Radicano i piedi a terra, serrano le mandibole, cacciano la testa a sparire nelle spalle: non si capisce più dove inizi uno e finisca l'altra. Gli abbracci che tengono devono essere così. E il loro è un avvinghiarsi di resistenza, non di abbandono. L'acqua che accelera (...)

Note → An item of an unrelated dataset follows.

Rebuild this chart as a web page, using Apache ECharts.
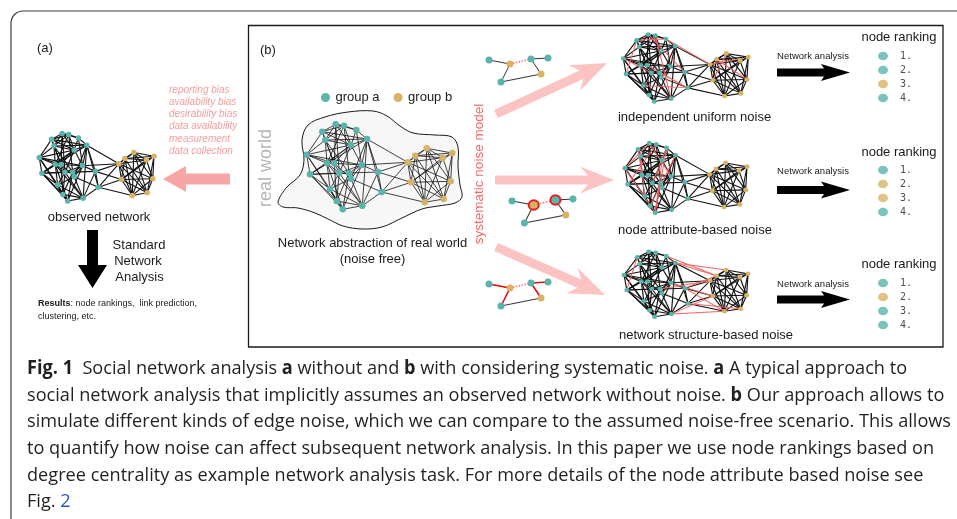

(...) attorno alle caviglie, poi sale a metà polpaccio, poi al ginocchio... E loro tre in mezzo, abbracciati, a maledire di aver pensato che quel fiume fangoso li avrebbe lasciati in pace, a pentirsi di aver sottovalutato quella gigantesca, placida pozzanghera. Sono piccoli come un puntino anche in tre. Prima di richiuderle nella stretta hanno allargato le braccia e misurato l'impotenza. Si saranno inseguiti in quelle onde ferme, con i passi incerti che si
mettono in fila su un fondale sconnesso. Schizzi, risate, qualche brivido a sole coperto, la pelle d'oca che increspa le braccia al passaggio delle nuvole, l'azzardo di continuare a camminare oltre il consentito. Quando si è giovani si pensa di addomesticare tutto. Hanno pensato di chiudersi a cerchio quando la favola di quella giornata perfetta si è fatta bugiarda, hanno pensato di abbracciarsi per contrastare lo schiaffo del destino. Con l'acqua che sale a metter paura, la corrente che ringhia aggressiva. Si sono uniti in un abbraccio che voleva essere un nodo. Per rimanere in piedi, per farsi forza, per darsi il tempo di resistere. Hanno smesso di guardare attorno e forse hanno iniziato a pregare in quella piccola fetta di incubo su cui hanno circoscritto l'orizzonte. Lo spazio è diventato troppo vasto per forarlo con uno sguardo. Hanno
scelto lo spicchio dell'acqua che ribolliva sotto di loro, non tutto intorno. Chissà cosa si sono detti mentre si stringevano, chissà se hanno pianto, pensato alle loro madri (i figli...
ci sono così tanti modi di perderli...), chissà se hanno osato una speranza prima di non riuscire ad afferrare la corda dei soccorsi. Si capiva anche a spiarli da lontano che sigillati a quel modo sapevano cosa chiedere, non a chi.